Because the evolution of the analog simulation is not digitized, the software cannot correct the tiny errors that accumulate during the calculation as we could error-correct noise on a universal machine. The analog device must keep a quantum superposition intact long enough for the simulation to run its course without resorting to digital error correction. This is a particular challenge for the analog approach to quantum simulation.
Is the D-Wave machine a quantum simulator?
The D-Wave prototype is not a universal quantum computer. It is not digital, nor error-correcting, nor fault tolerant. It is a purely analog machine designed to solve a particular optimization problem. It is unclear if it qualifies as a quantum device.
Will a scalable quantum computer be deployed during your lifetime?
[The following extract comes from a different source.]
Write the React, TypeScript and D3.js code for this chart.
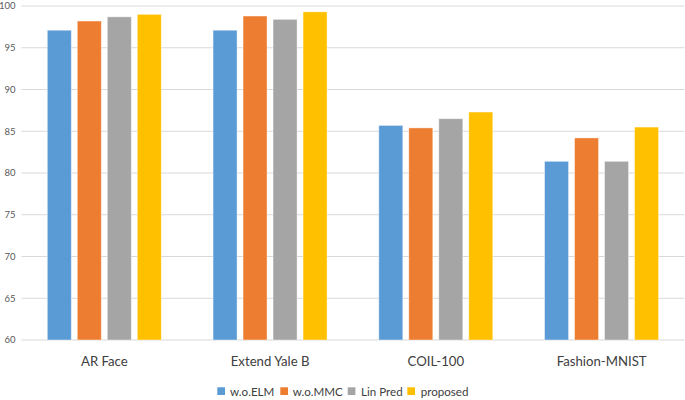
import React from "react";
import * as d3 from "d3";

const categories = ["AR Face", "Extend Yale B", "COIL-100", "Fashion-MNIST"];
const seriesNames = ["w.o.ELM", "w.o.MMC", "Lin Pred", "proposed"];
const seriesColors = ["#5B9BD5", "#ED7D31", "#A5A5A5", "#FFC000"];
const woELM = [97.1, 97.1, 85.7, 81.4];
const woMMC = [98.2, 98.8, 85.4, 84.2];
const linPred = [98.7, 98.4, 86.5, 81.4];
const proposed = [99.0, 99.3, 87.3, 85.5];
const yTicks = [60, 65, 70, 75, 80, 85, 90, 95, 100];

const seriesValues = [woELM, woMMC, linPred, proposed];

const W = 685;
const H = 400;
const FONT = "Lato, 'Open Sans', sans-serif";

export default function App() {
  const x0 = d3.scaleBand<string>().domain(categories).range([21.5, 684.5]);
  const x1 = d3
    .scaleBand<string>()
    .domain(seriesNames)
    .range([25.8, 139.8])
    .paddingInner(0.2)
    .paddingOuter(0);
  const y = d3.scaleLinear().domain([60, 100]).range([340, 6]);

  const legendItems = [
    { x: 217.3, tx: 230 },
    { x: 280.3, tx: 292.7 },
    { x: 347.7, tx: 361 },
    { x: 407.3, tx: 420.7 },
  ];

  return (
    <svg width={W} height={H} style={{ position: "absolute", left: 0, top: 0 }}>
      <rect width={W} height={H} fill="#fff" />
      {yTicks.map((t) => (
        <g key={t}>
          <line x1={21.5} x2={684.5} y1={y(t)} y2={y(t)} stroke="#d9d9d9" strokeWidth={1} />
          <text x={15.5} y={y(t)} dy="0.35em" textAnchor="end" fontSize={9.5} fill="#595959" fontFamily={FONT}>
            {t}
          </text>
        </g>
      ))}
      {categories.map((c, i) => (
        <g key={c} transform={`translate(${x0(c)!},0)`}>
          {seriesNames.map((s, j) => {
            const v = seriesValues[j][i];
            return (
              <rect
                key={s}
                x={x1(s)!}
                y={y(v)}
                width={x1.bandwidth()}
                height={y(60) - y(v)}
                fill={seriesColors[j]}
                stroke="#ffffff"
                strokeOpacity={0.5}
                strokeWidth={0.8}
              />
            );
          })}
          <text
            x={x0.bandwidth() / 2}
            y={361}
            dy="0.35em"
            textAnchor="middle"
            fontSize={13.2}
            fill="#404040"
            fontFamily={FONT}
          >
            {c}
          </text>
        </g>
      ))}
      {seriesNames.map((s, j) => (
        <g key={s}>
          <rect x={legendItems[j].x} y={387.3} width={7.7} height={7.7} fill={seriesColors[j]} />
          <text x={legendItems[j].tx} y={391.5} dy="0.35em" fontSize={11.6} fill="#404040" fontFamily={FONT}>
            {s}
          </text>
        </g>
      ))}
    </svg>
  );
}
We are pushing past the nightmare. Around the world, many university-based labs are working hard to remove or bypass the road block of fault tolerance. Academic researchers are leading the way, intellectually. For example, the groups of Rob Schoelkopf and Michel H. Devoret at Yale are taking superconducting technologies close to fault-tolerance.
But constructing a working universal digital quantum computer will likely require mobilizing industrial-scale resources. To that end, IBM is exploring quantum computing with superconducting circuits with personnel largely from the Yale groups. Google is working with John Martinis’s lab at the University of California, Santa Barbara. HRL Laboratories is working on silicon-based quantum computing. Lockheed Martin is exploring ion traps. And who knows what the National Security Agency is up to.
But generally in academic labs, without these industrial-scale resources, scientists are focusing more and more on learning how to control analog quantum simulators. There is short-term fruit to be picked in that arena — both intellectually and in the currency of academics: publishable papers.
Are you willing to settle for analog?
I favor pursuing the digital approach full force. Before I die, I would love to see just one universal logical qubit that can be indefinitely error corrected. It would instantly be classified by the government, of course. But I dream on, regardless.